Frederick Buechner's Weekly Sermon Illustration: Jeremiah

In our blog post every Monday we select a reading from the Revised Common Lectionary for the upcoming Sunday, and pair it with a Frederick Buechner reading on the same topic.

Next Sunday we will celebrate the Twentieth Sunday after Pentecost. Here is this week’s reading from Jeremiah:

Jeremiah 14:7-10, 19-22

Although our iniquities testify against us, act, O LORD, for your name's sake; our apostasies indeed are many, and we have sinned against you. O hope of Israel, its savior in time of trouble, why should you be like a stranger in the land, like a traveler turning aside for the night? Why should you be like someone confused, like a mighty warrior who cannot give help? Yet you, O LORD, are in the midst of us, and we are called by your name; do not forsake us! Thus says the LORD concerning this people: Truly they have loved to wander, they have not restrained their feet; therefore the LORD does not accept them, now he will remember their iniquity and punish their sins. Have you completely rejected Judah? Does your heart loathe Zion? Why have you struck us down so that there is no healing for us? We look for peace, but find no good; for a time of healing, but there is terror instead. We acknowledge our wickedness, O LORD, the iniquity of our ancestors, for we have sinned against you. Do not spurn us, for your name's sake; do not dishonor your glorious throne; remember and do not break your covenant with us. Can any idols of the nations bring rain? Or can the heavens give showers? Is it not you, O LORD our God? We set our hope on you, for it is you who do all this.

Here is Buechner’s description of Jeremiah, originally published in Peculiar Treasures and again later in Beyond Words:

The word jeremiad means a doleful and thunderous denunciation, and its derivation is no mystery. There was nothing in need of denunciation that Jeremiah didn't denounce. He denounced the king and the clergy. He denounced recreational sex and extramarital jamborees. He denounced the rich for exploiting the poor, and he denounced the poor for deserving no better. He denounced the way every new god that came sniffing around had them all after him like so many bitches in heat; and right at the very gates of the Temple he told them that if they thought God was impressed by all the mumbo-jumbo that went on in there, they ought to have their heads examined.

When some of them took to indulging in a little human sacrifice on the side, he appeared with a clay pot which he smashed into smithereens to show them what God planned to do to them as soon as he got around to it. He even denounced God himself for saddling him with the job of trying to reform such a pack of hyenas, degenerates, ninnies. "You have deceived me," he said, shaking his fist. You are "like a deceitful brook, like waters that fail" (Jeremiah 15:18), and God took it.

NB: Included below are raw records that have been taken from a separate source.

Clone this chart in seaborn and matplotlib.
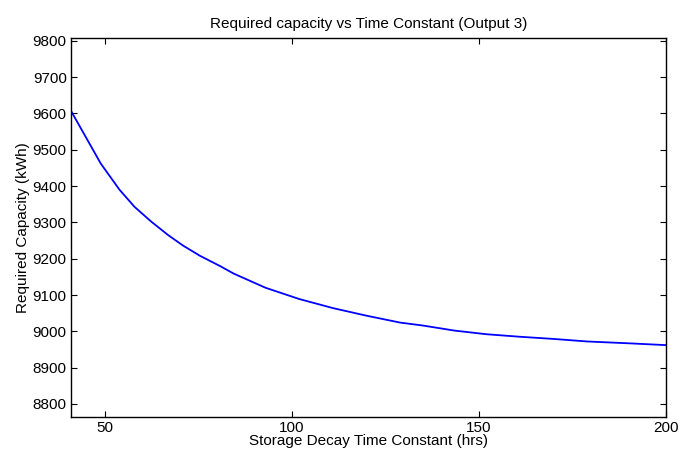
import matplotlib
matplotlib.use("Agg")
import matplotlib.pyplot as plt
import seaborn as sns
import pandas as pd

time_constant = [41, 45, 49, 54, 58, 62.5, 67, 71, 75.5, 81, 84.5, 93, 102, 111,
                 120, 129, 135, 143.5, 152, 161, 170, 179, 190, 200]
required_capacity = [9608, 9535, 9462, 9390, 9343, 9302, 9265, 9236, 9208, 9179,
                     9159, 9120, 9089, 9064, 9043, 9024, 9016, 9002, 8992, 8985,
                     8979, 8972, 8967, 8962]
x_ticks = [50, 100, 150, 200]
y_ticks = [8800, 8900, 9000, 9100, 9200, 9300, 9400, 9500, 9600, 9700, 9800]

sns.set_theme(style="white")
plt.rcParams['font.family'] = ['Liberation Sans', 'DejaVu Sans']
plt.rcParams['text.color'] = 'black'
plt.rcParams['axes.labelcolor'] = 'black'

df = pd.DataFrame({"x": time_constant, "y": required_capacity})

fig = plt.figure(figsize=(6.81, 4.57), dpi=100)
ax = fig.add_axes([0.104, 0.0875, 0.874, 0.8295])
sns.lineplot(data=df, x="x", y="y", ax=ax, color=(0, 0, 1), linewidth=1.3)

ax.set_xlim(41, 200)
ax.set_ylim(8764, 9808)
ax.set_xticks(x_ticks)
ax.set_yticks(y_ticks)
ax.tick_params(direction="in", length=4, width=0.8, top=True, right=True,
               labelsize=11, colors="black", pad=3,
               bottom=True, left=True)
for s in ax.spines.values():
    s.set_visible(True)
    s.set_color("black")
    s.set_linewidth(1.0)

ax.set_title("Required capacity vs Time Constant (Output 3)", fontsize=11,
             pad=7, color="black")
ax.set_xlabel("Storage Decay Time Constant (hrs)", fontsize=11, labelpad=-1,
              color="black")
ax.set_ylabel("Required Capacity (kWh)", fontsize=11, labelpad=2, color="black")

fig.savefig("out.png", dpi=100)
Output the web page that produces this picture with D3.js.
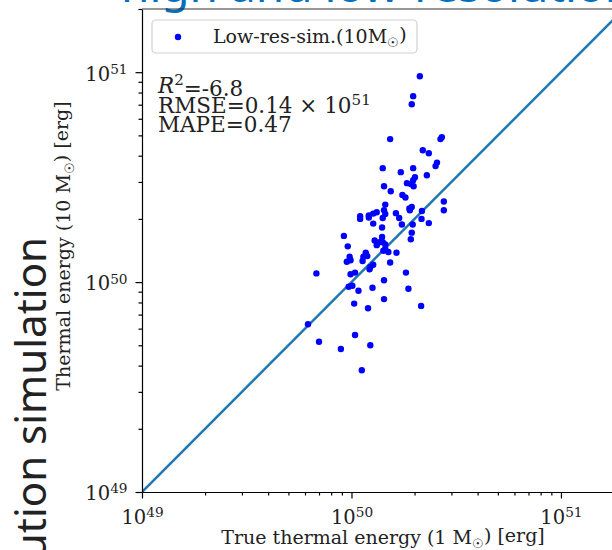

But the people didn't. When he told them that the Babylonians were going to come in and rip them to shreds as they richly deserved, they worked him over and threw him in jail. When the Babylonians did come in and not only ripped them to shreds but tore down their precious Temple and ran off with all the expensive hardware, he told them that since it was God's judgment upon them, they better submit to it or else; whereupon they threw him into an open cistern that happened to be handy. Luckily the cistern had no water in it, but Jeremiah sank into the muck up to his armpits and stayed there till an Ethiopian eunuch pulled him out with a rope.

He told them that if they were so crazy about circumcision, then they ought to get their minds above their navels for once and try circumcising "the foreskins of their hearts" (Jeremiah 4:4); and the only hope he saw for them was that someday God would put the law in their hearts too instead of in the books, but that was a long way off.

At his lowest ebb he cursed the day he was born like Job, and you can hardly blame him. He had spent his life telling them to shape up with the result that they were in just about as miserable shape as they'd have been if he'd never bothered, and urging them to submit to Babylon as the judgment of God when all their patriotic instincts made that sound like the worst kind of defeatism and treachery.

He also told them that, Babylonian occupation or no Babylonian occupation, they should stick around so that someday they could rise up and be a new nation again; and then the first chance they got, a bunch of them beat it over the border into Egypt. What's even worse, they dragged old Jeremiah, kicking and screaming, along with them, which seems the final irony: that he, who had fought so long and hard against all forms of idolatry—the Nation as idol, the Temple as idol, the King as idol—should at last have been tucked into their baggage like a kind of rabbit's foot or charm against the evil eye or idol himself.

What became of him in Egypt afterwards is not known, but the tradition is that his own people finally got so exasperated with him there that they stoned him to death. If that is true, nothing could be less surprising.